A única certeza que temos é que só graças a esta assimetria é que o Universo existe. Durante as primeiras frações de segundo do Big Bang, o Universo era basicamente feito de pares de partículas e antipartículas que se formavam e destruíam constantemente. Caso houvesse a mesma quantidade de matéria e antimatéria, elas aniquilavam-se e o Universo seria feito apenas de energia.
É verdade que estes conceitos rivalizam com a hipótese da existência de Deus?
Alguns meios de comunicação social escreveram que as últimas notícias sobre a antimatéria contrariam a existência de Deus. Para Carlos Fiolhais, físico teórico, essa é uma afirmação que não pode ser feita.
Já lá vai o tempo em que ciência e religião eram interpretadas como rivais. Isso aconteceu nos tempos de Galileu Galilei, o cientista católico que contrariou a Igreja dizendo quer era o Sol e não a Terra que ocupava o centro do Universo. Embora estivesse errado (mas mais perto da realidade), a Igreja Católica interpretou esta teoria como uma afronta: como podia alguém desviar a obra do Senhor do centro do mundo? Galileu foi obrigado a retirar as suas palavras após uma pesada perseguição da Igreja a que ele próprio pertencia. Numa carta a uma nobre de Florença, escreveu que “o Espírito Santo não ensina como é o céu, mas sim como chegar ao céu”. São precisos 400 anos para que um papa, João Paulo II, admita o erro cometido à época.

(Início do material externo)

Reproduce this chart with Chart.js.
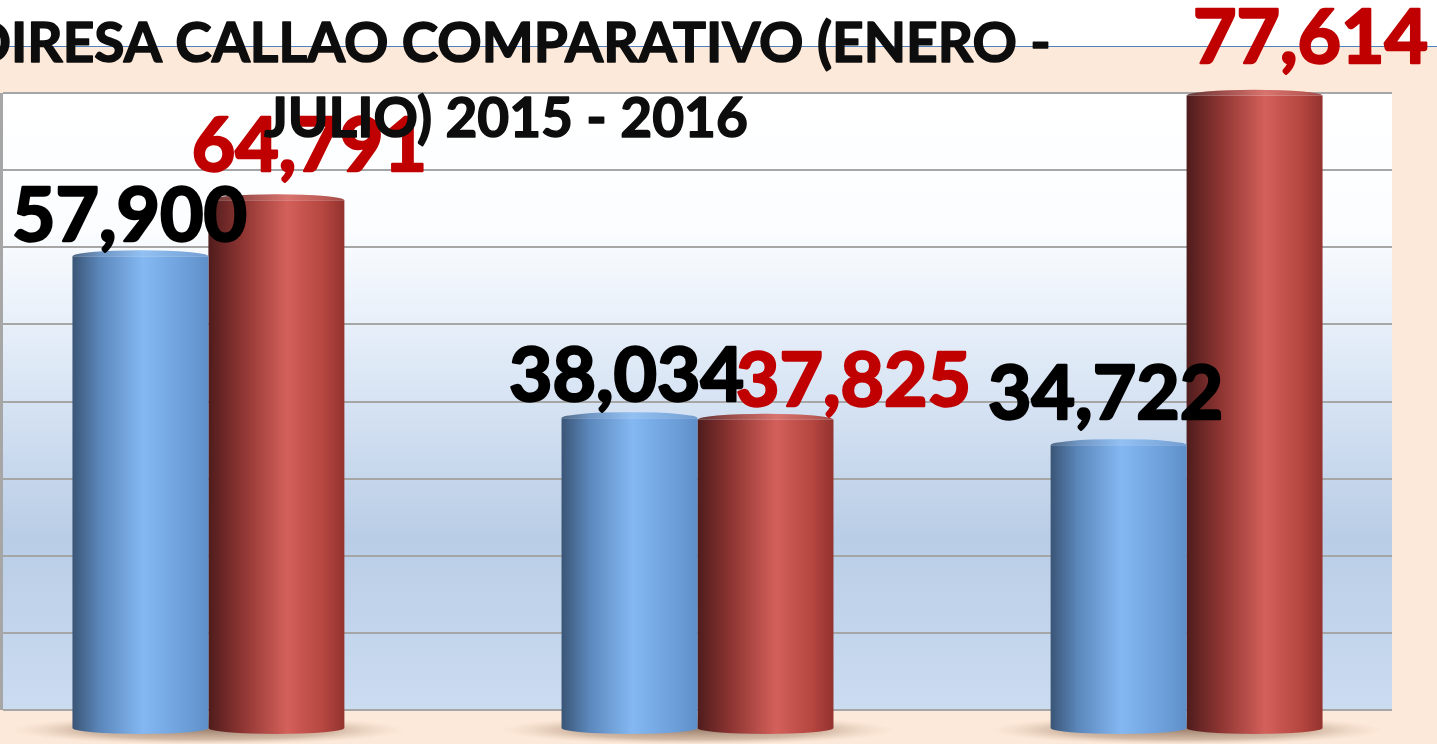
<!DOCTYPE html>
<html lang="es">
<head>
<meta charset="utf-8">
<title>DIRESA CALLAO COMPARATIVO</title>
<script src="https://cdn.jsdelivr.net/npm/chart.js@4.4.1/dist/chart.umd.min.js"></script>
<style>
  html, body { margin: 0; padding: 0; }
  body {
    width: 1437px; height: 744px; overflow: hidden;
    background: linear-gradient(to bottom, #ffffff 0px, #ffffff 46px, #4f81bd 46px, #4f81bd 47px, #fde9d9 47px, #fde9d9 100%);
  }
  #box { position: relative; width: 1437px; height: 744px; }
</style>
</head>
<body>
<div id="box"><canvas id="chart"></canvas></div>
<script>
// datos
const categories = ['Categoría 1', 'Categoría 2', 'Categoría 3'];
const years = ['2015', '2016'];
const values2015 = [57900, 38034, 34722];
const values2016 = [64791, 37825, 77614];
const wallTicks = [0, 10000, 20000, 30000, 40000, 50000, 60000, 70000, 80000];
const titleLines = ['DIRESA CALLAO COMPARATIVO (ENERO -', 'JULIO) 2015 - 2016'];

// the labels in the original were moved by hand, these nudges follow them (px)
const labelDx = [[-11, -3, -13], [33, 88, 56]];
const labelGap = [[15, 17, 26], [29, 14, 33]];
const labelColors = ['#000000', '#c00000'];

const barPct = 0.556;

const blueStops = [[0, '#3a5576'], [0.2, '#5b87bb'], [0.52, '#84b8f2'], [0.8, '#6fa2dc'], [1, '#5f8fc9']];
const redStops = [[0, '#4f1c1c'], [0.25, '#8e3532'], [0.58, '#d4605a'], [0.85, '#b4453f'], [1, '#93322e']];
const stops = [blueStops, redStops];

function sideGradient(ctx, left, width, st) {
  const g = ctx.createLinearGradient(left, 0, left + width, 0);
  st.forEach(s => g.addColorStop(s[0], s[1]));
  return g;
}

function barFill(c) {
  const st = stops[c.datasetIndex];
  const xs = c.chart.scales.x;
  if (!xs || c.dataIndex === undefined) return st[2][1];
  const step = xs.getPixelForValue(1) - xs.getPixelForValue(0);
  const w = step * barPct / 2;
  const center = xs.getPixelForValue(c.dataIndex);
  if (!isFinite(step) || !isFinite(center) || w <= 0) return st[2][1];
  const left = c.datasetIndex === 0 ? center - w : center;
  return sideGradient(c.chart.ctx, left, w, st);
}

function boldText(ctx, txt, x, y, color, extra) {
  ctx.fillStyle = color;
  ctx.strokeStyle = color;
  ctx.lineWidth = extra;
  ctx.lineJoin = 'round';
  ctx.strokeText(txt, x, y);
  ctx.fillText(txt, x, y);
}

const cylinderPlugin = {
  id: 'cylinders',
  beforeDraw(chart) {
    const { ctx, chartArea } = chart;
    const yw = chart.scales.yw;
    const top = yw.getPixelForValue(wallTicks[wallTicks.length - 1]);
    const bottom = yw.getPixelForValue(0);
    ctx.save();
    // back wall
    const g = ctx.createLinearGradient(0, top, 0, bottom);
    g.addColorStop(0, '#ffffff');
    g.addColorStop(0.22, '#fbfdff');
    g.addColorStop(0.45, '#dde8f6');
    g.addColorStop(0.72, '#b9cde6');
    g.addColorStop(1, '#cbdcf1');
    ctx.fillStyle = g;
    ctx.fillRect(chartArea.left, top, chartArea.right - chartArea.left, bottom - top);
    ctx.fillStyle = '#a6a6a6';
    ctx.fillRect(chartArea.left - 3, top, 3, bottom - top);

    // shadows on the floor
    const xs = chart.scales.x;
    const base = chart.scales.y.getPixelForValue(0);
    const step = xs.getPixelForValue(1) - xs.getPixelForValue(0);
    categories.forEach((_, i) => {
      const cx = xs.getPixelForValue(i);
      const r = step * 0.4;
      ctx.save();
      ctx.translate(cx, base + 2);
      ctx.scale(1, 0.075);
      const rg = ctx.createRadialGradient(0, 0, 0, 0, 0, r);
      rg.addColorStop(0, 'rgba(130,100,80,0.75)');
      rg.addColorStop(0.65, 'rgba(160,130,105,0.45)');
      rg.addColorStop(1, 'rgba(210,180,160,0)');
      ctx.fillStyle = rg;
      ctx.beginPath();
      ctx.arc(0, 0, r, 0, Math.PI * 2);
      ctx.fill();
      ctx.restore();
    });
    ctx.restore();
  },
  afterDatasetsDraw(chart) {
    const ctx = chart.ctx;
    ctx.save();
    chart.data.datasets.forEach((ds, di) => {
      const meta = chart.getDatasetMeta(di);
      meta.data.forEach(bar => {
        const { x, y, base, width } = bar.getProps(['x', 'y', 'base', 'width'], true);
        const left = x - width / 2;
        const ry = 6;
        ctx.fillStyle = sideGradient(ctx, left, width, stops[di]);
        ctx.beginPath();
        ctx.ellipse(x, base, width / 2, ry, 0, 0, Math.PI);
        ctx.fill();
        ctx.beginPath();
        ctx.ellipse(x, y, width / 2, ry, 0, Math.PI, Math.PI * 2);
        ctx.fill();
        ctx.fillStyle = 'rgba(255,255,255,0.12)';
        ctx.fill();
      });
    });
    ctx.restore();
  },
  afterDraw(chart) {
    const ctx = chart.ctx;
    ctx.save();
    ctx.textAlign = 'center';
    ctx.textBaseline = 'alphabetic';
    ctx.font = '700 75px Lato';
    chart.data.datasets.forEach((ds, di) => {
      const meta = chart.getDatasetMeta(di);
      meta.data.forEach((bar, i) => {
        const txt = ds.data[i].y.toLocaleString('en-US');
        boldText(ctx, txt, bar.x + labelDx[di][i], bar.y - labelGap[di][i], labelColors[di], 2.5);
      });
    });
    // title
    ctx.font = '700 55px Lato';
    boldText(ctx, titleLines[0], 510, 62, '#0d0d0d', 1.5);
    boldText(ctx, titleLines[1], 506, 137, '#0d0d0d', 1.5);
    ctx.restore();
  }
};

new Chart(document.getElementById('chart'), {
  type: 'bar',
  data: {
    labels: categories,
    datasets: [
      {
        label: years[0],
        data: values2015.map((v, i) => ({ x: i, y: v })),
        backgroundColor: barFill,
        borderWidth: 0,
        categoryPercentage: barPct,
        barPercentage: 1,
        clip: false
      },
      {
        label: years[1],
        data: values2016.map((v, i) => ({ x: i, y: v })),
        backgroundColor: barFill,
        borderWidth: 0,
        categoryPercentage: barPct,
        barPercentage: 1,
        clip: false
      }
    ]
  },
  options: {
    responsive: true,
    maintainAspectRatio: false,
    animation: false,
    layout: { padding: { top: 60, bottom: 16, left: 3, right: 45 } },
    plugins: {
      legend: { display: false },
      title: { display: false },
      tooltip: { enabled: false }
    },
    scales: {
      x: {
        type: 'linear', min: -0.42, max: 2.42, offset: false, display: false,
        afterBuildTicks: axis => { axis.ticks = categories.map((_, i) => ({ value: i })); }
      },
      y: { min: 0, max: 82000, display: false },
      yw: {
        type: 'linear',
        position: 'left',
        min: -2334,
        max: 84279,
        ticks: { display: false },
        border: { display: false },
        grid: { color: '#a6a6a6', lineWidth: 2, drawTicks: false },
        afterBuildTicks: axis => { axis.ticks = wallTicks.map(v => ({ value: v })); }
      }
    }
  },
  plugins: [cylinderPlugin]
});
</script>
</body>
</html>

Mais recentemente, Gianfranco Ravasi escreveu que “Galileu cientista estava tão certo como Galileu teólogo”, cuja fé não foi abalada nem pelas descobertas científicas, nem pelo sofrimento de que foi alvo.
Na atualidade, ciência e religião estão perfeitamente separadas, por isso as descobertas científicas não contrariam nem validam a fé e vice-versa. Prova disso está em Georges-Henri Édouard Lemaître, o padre que propôs a Teoria do Big Bang para explicar a formação do Universo. Dizia ele que o facto de ser um homem da Igreja “não prejudica nem favorece” o seu trabalho enquanto cientista: “Quando estou na Igreja não me pronuncio sobre assuntos da ciência e quando estou no laboratório não me pronuncio sobre assuntos da religião”, explicou ele quando o Papa XI comentou que o Big Bang confirmava a Criação do Mundo contada pela Igreja. Georges Lemaître foi mais cuidadoso: uma coisa não invalida nem confirma a outra, porque ciência e religião são mundos separados. Por isso é que há cientistas crentes – Albert Einstein considerava que Deus era a “harmonia do universo”, outros sem uma opinião formada, alguns descrentes – Hawing recusa veementemente a existência de Deus – ou padres cientistas.